**Exercise task:** Leave out the pictures, and write out exactly the lines from the beginning of the material to the line holding "y = d3.scaleLinear().domain(p.domain).range([p.bottom, p.top]);", that line included, and nothing else.

# # #

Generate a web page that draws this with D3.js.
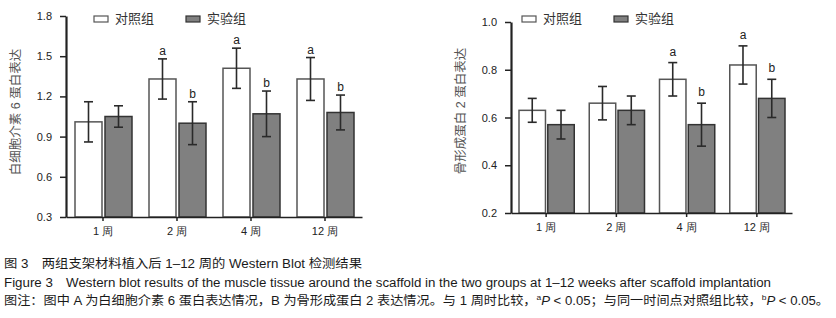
<!DOCTYPE html>
<html>
<head>
<meta charset="utf-8">
<script src="https://cdn.jsdelivr.net/npm/d3@7.9.0/dist/d3.min.js"></script>
<style>
  html, body { margin: 0; padding: 0; background: #fff; }
  svg { display: block; font-family: "Liberation Sans", Arial, "Noto Sans CJK SC", sans-serif; }
</style>
</head>
<body>
<svg id="chart" width="836" height="318"></svg>
<script>
// categories and groups
const weeks = ["1 周", "2 周", "4 周", "12 周"];
const groups = ["对照组", "实验组"];

// panel A: IL-6 protein expression
const il6Control   = [1.01, 1.33, 1.41, 1.33];
const il6ControlSd = [0.15, 0.15, 0.15, 0.16];
const il6Exp       = [1.05, 1.00, 1.07, 1.08];
const il6ExpSd     = [0.08, 0.16, 0.17, 0.13];
const il6Ticks     = [0.3, 0.6, 0.9, 1.2, 1.5, 1.8];
const il6MarkA     = ["", "a", "a", "a"];
const il6MarkB     = ["", "b", "b", "b"];

// panel B: BMP-2 protein expression
const bmpControl   = [0.63, 0.66, 0.76, 0.82];
const bmpControlSd = [0.05, 0.07, 0.07, 0.08];
const bmpExp       = [0.57, 0.63, 0.57, 0.68];
const bmpExpSd     = [0.06, 0.06, 0.09, 0.08];
const bmpTicks     = [0.2, 0.4, 0.6, 0.8, 1.0];
const bmpMarkA     = ["", "", "a", "a"];
const bmpMarkB     = ["", "", "b", "b"];

const captionLines = [
  "图 3　两组支架材料植入后 1–12 周的 Western Blot 检测结果",
  "Figure 3　Western blot results of the muscle tissue around the scaffold in the two groups at 1–12 weeks after scaffold implantation",
  "图注：图中 A 为白细胞介素 6 蛋白表达情况，B 为骨形成蛋白 2 表达情况。与 1 周时比较，"
];

const svg = d3.select("#chart");
const fills = ["#ffffff", "#808080"];
const strokes = ["#555555", "#333333"];

function drawPanel(p) {
  const g = svg.append("g");

  const x = d3.scaleBand().domain(weeks).range([p.left, p.right]).padding(0);
  const sub = d3.scaleBand().domain(groups)
    .range([p.groupInset, x.bandwidth() - p.groupInset + 1]).paddingInner(p.gap);
  const y = d3.scaleLinear().domain(p.domain).range([p.bottom, p.top]);

  const rows = weeks.flatMap((w, i) => [
    { week: w, group: groups[0], gi: 0, v: p.control[i], sd: p.controlSd[i], mark: p.markA[i] },
    { week: w, group: groups[1], gi: 1, v: p.exp[i], sd: p.expSd[i], mark: p.markB[i] }
  ]);

  // bars
  g.selectAll("rect.bar")
    .data(rows)
    .enter()
    .append("rect")
    .attr("class", "bar")
    .attr("x", d => x(d.week) + sub(d.group))
    .attr("width", sub.bandwidth())
    .attr("y", d => y(d.v))
    .attr("height", d => y(p.domain[0]) - y(d.v))
    .attr("fill", d => fills[d.gi])
    .attr("stroke", d => strokes[d.gi])
    .attr("stroke-width", 1.5);

  // error bars
  const cx = d => x(d.week) + sub(d.group) + sub.bandwidth() / 2;
  const err = g.selectAll("g.err").data(rows).enter().append("g")
    .attr("stroke", "#2a2a2a").attr("stroke-width", 1.6);
  err.append("line")
    .attr("x1", cx).attr("x2", cx)
    .attr("y1", d => y(d.v + d.sd)).attr("y2", d => y(d.v - d.sd));
  err.append("line")
    .attr("x1", d => cx(d) - 4.5).attr("x2", d => cx(d) + 4.5)
    .attr("y1", d => y(d.v + d.sd)).attr("y2", d => y(d.v + d.sd));
  err.append("line")
    .attr("x1", d => cx(d) - 4.5).attr("x2", d => cx(d) + 4.5)
    .attr("y1", d => y(d.v - d.sd)).attr("y2", d => y(d.v - d.sd));

  // significance letters
  g.selectAll("text.mark")
    .data(rows.filter(d => d.mark))
    .enter()
    .append("text")
    .attr("x", cx)
    .attr("y", d => y(d.v + d.sd) - p.markGap)
    .attr("text-anchor", "middle")
    .attr("font-size", 12)
    .attr("fill", "#222")
    .text(d => d.mark);

  // axes
  const xAxis = g.append("g")
    .attr("transform", `translate(0,${p.bottom})`)
    .call(d3.axisBottom(x).tickSize(4).tickSizeOuter(0).tickPadding(6));
  xAxis.select(".domain").attr("stroke", "#222").attr("stroke-width", 1.5);
  xAxis.selectAll(".tick line").attr("stroke", "#222").attr("stroke-width", 1.5);
  xAxis.selectAll(".tick text").attr("font-size", 11).attr("fill", "#222")
    .attr("font-family", "inherit");

  const yAxis = g.append("g")
    .attr("transform", `translate(${p.left},0)`)
    .call(d3.axisLeft(y).tickValues(p.ticks).tickFormat(d3.format(".1f"))
      .tickSize(6).tickSizeOuter(0).tickPadding(8));
  yAxis.select(".domain").attr("stroke", "#222").attr("stroke-width", 2.2);
  yAxis.selectAll(".tick line").attr("stroke", "#222").attr("stroke-width", 1.5);
  yAxis.selectAll(".tick text").attr("font-size", 11).attr("fill", "#222")
    .attr("font-family", "inherit");

  // y label
  g.append("text")
    .attr("transform", `translate(${p.labelX},${p.labelY}) rotate(-90)`)
    .attr("text-anchor", "middle")
    .attr("dominant-baseline", "middle")
    .attr("font-size", 12.5)
    .attr("fill", "#555")
    .text(p.label);

  // legend
  const leg = g.selectAll("g.leg").data(groups).enter().append("g")
    .attr("transform", (d, i) => `translate(${p.legendX[i]},${p.legendY})`);
  leg.append("rect")
    .attr("width", 14).attr("height", 6).attr("y", -3)
    .attr("fill", (d, i) => fills[i])
    .attr("stroke", (d, i) => strokes[i]).attr("stroke-width", 1.2);
  leg.append("text")
    .attr("x", 21).attr("y", 0.5)
    .attr("dominant-baseline", "middle")
    .attr("font-size", 13).attr("fill", "#333")
    .text(d => d);
}

drawPanel({
  left: 66, right: 362, top: 16, bottom: 217,
  domain: [0.3, 1.8], ticks: il6Ticks,
  groupInset: 9, gap: 0.1,
  control: il6Control, controlSd: il6ControlSd, exp: il6Exp, expSd: il6ExpSd,
  markA: il6MarkA, markB: il6MarkB, markGap: 4,
  label: "白细胞介素 6 蛋白表达", labelX: 17, labelY: 112,
  legendX: [94, 186], legendY: 19
});

drawPanel({
  left: 511, right: 792, top: 22, bottom: 213,
  domain: [0.2, 1.0], ticks: bmpTicks,
  groupInset: 8, gap: 0.08,
  control: bmpControl, controlSd: bmpControlSd, exp: bmpExp, expSd: bmpExpSd,
  markA: bmpMarkA, markB: bmpMarkB, markGap: 7,
  label: "骨形成蛋白 2 蛋白表达", labelX: 462, labelY: 111,
  legendX: [522, 614], legendY: 19
});

// caption
const cap = svg.append("g").attr("fill", "#1a1a1a").attr("font-size", 12.5);
cap.append("text").attr("x", 4).attr("y", 268)
  .attr("textLength", 358).attr("lengthAdjust", "spacingAndGlyphs")
  .text(captionLines[0]);
cap.append("text").attr("x", 4).attr("y", 287)
  .attr("textLength", 767).attr("lengthAdjust", "spacingAndGlyphs")
  .text(captionLines[1]);
const l3 = cap.append("text").attr("x", 4).attr("y", 305)
  .attr("textLength", 825).attr("lengthAdjust", "spacingAndGlyphs");
l3.append("tspan").text(captionLines[2]);
l3.append("tspan").attr("font-size", 8).attr("dy", -5).text("a");
l3.append("tspan").attr("font-style", "italic").attr("dy", 5).text("P");
l3.append("tspan").text(" < 0.05；与同一时间点对照组比较，");
l3.append("tspan").attr("font-size", 8).attr("dy", -5).text("b");
l3.append("tspan").attr("font-style", "italic").attr("dy", 5).text("P");
l3.append("tspan").text(" < 0.05。");
</script>
</body>
</html>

# # #

**Response to the task:**
Generate a web page that draws this with D3.js.
<!DOCTYPE html>
<html>
<head>
<meta charset="utf-8">
<script src="https://cdn.jsdelivr.net/npm/d3@7.9.0/dist/d3.min.js"></script>
<style>
  html, body { margin: 0; padding: 0; background: #fff; }
  svg { display: block; font-family: "Liberation Sans", Arial, "Noto Sans CJK SC", sans-serif; }
</style>
</head>
<body>
<svg id="chart" width="836" height="318"></svg>
<script>
// categories and groups
const weeks = ["1 周", "2 周", "4 周", "12 周"];
const groups = ["对照组", "实验组"];

// panel A: IL-6 protein expression
const il6Control   = [1.01, 1.33, 1.41, 1.33];
const il6ControlSd = [0.15, 0.15, 0.15, 0.16];
const il6Exp       = [1.05, 1.00, 1.07, 1.08];
const il6ExpSd     = [0.08, 0.16, 0.17, 0.13];
const il6Ticks     = [0.3, 0.6, 0.9, 1.2, 1.5, 1.8];
const il6MarkA     = ["", "a", "a", "a"];
const il6MarkB     = ["", "b", "b", "b"];

// panel B: BMP-2 protein expression
const bmpControl   = [0.63, 0.66, 0.76, 0.82];
const bmpControlSd = [0.05, 0.07, 0.07, 0.08];
const bmpExp       = [0.57, 0.63, 0.57, 0.68];
const bmpExpSd     = [0.06, 0.06, 0.09, 0.08];
const bmpTicks     = [0.2, 0.4, 0.6, 0.8, 1.0];
const bmpMarkA     = ["", "", "a", "a"];
const bmpMarkB     = ["", "", "b", "b"];

const captionLines = [
  "图 3　两组支架材料植入后 1–12 周的 Western Blot 检测结果",
  "Figure 3　Western blot results of the muscle tissue around the scaffold in the two groups at 1–12 weeks after scaffold implantation",
  "图注：图中 A 为白细胞介素 6 蛋白表达情况，B 为骨形成蛋白 2 表达情况。与 1 周时比较，"
];

const svg = d3.select("#chart");
const fills = ["#ffffff", "#808080"];
const strokes = ["#555555", "#333333"];

function drawPanel(p) {
  const g = svg.append("g");

  const x = d3.scaleBand().domain(weeks).range([p.left, p.right]).padding(0);
  const sub = d3.scaleBand().domain(groups)
    .range([p.groupInset, x.bandwidth() - p.groupInset + 1]).paddingInner(p.gap);
  const y = d3.scaleLinear().domain(p.domain).range([p.bottom, p.top]);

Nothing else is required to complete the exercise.